Remember the great age of home intercoms? I don’t either!
That’s because in the 1960s and 1970s, home intercoms were not found in your typical suburban house. Unless your family were “people of means,” as your Mom or Dad might have referred to your rich neighbors, you didn’t have one–sadly enough. Those neighbors with the sprawling, picture-perfect mid-century modern house with a pool and shag-covered conversation pit did have an intercom.
At the heart of it, an intercom is a house phone. It differs from a phone in that it has no handset. In many cases, the connection can be opened up without having to activate any controls.

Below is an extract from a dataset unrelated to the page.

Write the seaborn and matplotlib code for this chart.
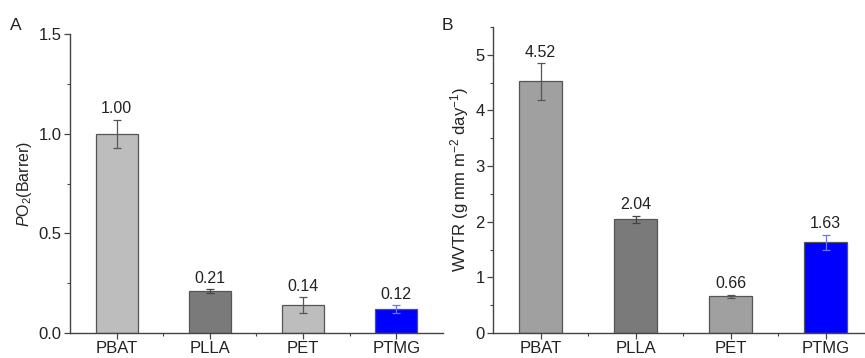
import numpy as np
import pandas as pd
import seaborn as sns
import matplotlib.pyplot as plt
from matplotlib.ticker import MultipleLocator, FixedLocator

# data
materials = ['PBAT', 'PLLA', 'PET', 'PTMG']
po2 = [1.00, 0.21, 0.14, 0.12]
po2_err = [0.07, 0.01, 0.04, 0.02]
wvtr = [4.52, 2.04, 0.66, 1.63]
wvtr_err = [0.33, 0.07, 0.03, 0.14]

colors_a = ['#bdbdbd', '#7a7a7a', '#bdbdbd', '#0000ff']
colors_b = ['#a0a0a0', '#7a7a7a', '#a0a0a0', '#0000ff']
err_colors = ['#555555', '#444444', '#555555', '#6f6fff']

sns.set_style('ticks')
plt.rcParams['font.family'] = ['Liberation Sans', 'DejaVu Sans']
plt.rcParams['mathtext.fontset'] = 'custom'
plt.rcParams['mathtext.rm'] = 'Liberation Sans'
plt.rcParams['mathtext.it'] = 'Liberation Sans:italic'

fig = plt.figure(figsize=(8.65, 3.58), dpi=100)
ax_a = fig.add_axes([0.0809, 0.0698, 0.4312, 0.835])
ax_b = fig.add_axes([0.570, 0.0698, 0.4393, 0.855])


def draw_panel(ax, vals, errs, colors, ymax, major, minor, ylabel, lab_size):
    df = pd.DataFrame({'Material': materials, 'Value': vals})
    sns.barplot(data=df, x='Material', y='Value', hue='Material',
                palette=colors, saturation=1, width=0.45,
                edgecolor='#555555', linewidth=0.9, legend=False, ax=ax)
    for i, p in enumerate(ax.patches):
        cx = p.get_x() + p.get_width() / 2
        ax.errorbar(cx, vals[i], yerr=errs[i], color=err_colors[i],
                    capsize=3, elinewidth=0.9, capthick=0.9, zorder=3)
        ax.annotate('{:.2f}'.format(vals[i]), (cx, vals[i] + errs[i]),
                    xytext=(0, 2.5), textcoords='offset points',
                    ha='center', va='bottom', fontsize=11.5, color='#222222')
    ax.set_xlim(-0.5, 3.5)
    ax.set_ylim(0, ymax)
    ax.yaxis.set_major_locator(MultipleLocator(major))
    ax.yaxis.set_minor_locator(MultipleLocator(minor))
    ax.xaxis.set_minor_locator(FixedLocator([0.5, 1.5, 2.5]))
    ax.set_xlabel('')
    ax.set_ylabel(ylabel, fontsize=lab_size, color='#222222', labelpad=3)
    for s in ['top', 'right']:
        ax.spines[s].set_visible(False)
    for s in ['left', 'bottom']:
        ax.spines[s].set_color('#444444')
        ax.spines[s].set_linewidth(1.0)
    ax.tick_params(axis='both', which='major', length=4, width=0.9,
                   color='#444444', labelsize=12, labelcolor='#222222',
                   direction='out', pad=2)
    ax.tick_params(axis='both', which='minor', length=2, width=0.8,
                   color='#444444', direction='out')


draw_panel(ax_a, po2, po2_err, colors_a, 1.5, 0.5, 0.25,
           r'$P$O$_2$(Barrer)', 11.5)
draw_panel(ax_b, wvtr, wvtr_err, colors_b, 5.5, 1, 0.5,
           r'WVTR (g mm m$^{-2}$ day$^{-1}$)', 12)

fig.text(0.012, 0.915, 'A', fontsize=12.5, color='#222222')
fig.text(0.510, 0.915, 'B', fontsize=12.5, color='#222222')

fig.savefig('out.png', dpi=100)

What this means is that Mom, in the kitchen, can can use the intercom to squawk “Time for dinner” to the kids in back of the house, without the kids having to pick up any bothersome handset (because they would ignore it, anyway).
Military and Industrial Roots
The term “intercom” first began appearing around World War II, but usually in a military or industrial setting–not the residential intercoms we tend to think of. Bombers had intercoms so that crew members could communicate across the length of the plane.
Teletalk billed itself as an “intercommunication system” for offices:
Intercoms in Homes, 1960s Onward
Wired and wireless intercoms began appearing in U.S. homes in the mid 1950s.
By the 1960s, real estate ads began listing intercoms as a house feature, along with pool and shag and other luxuries. This NuTone intercom from 1963 is fairly typical of a permanent, hard-wired system in that it came fully loaded multi-station functions and an AM/FM radio.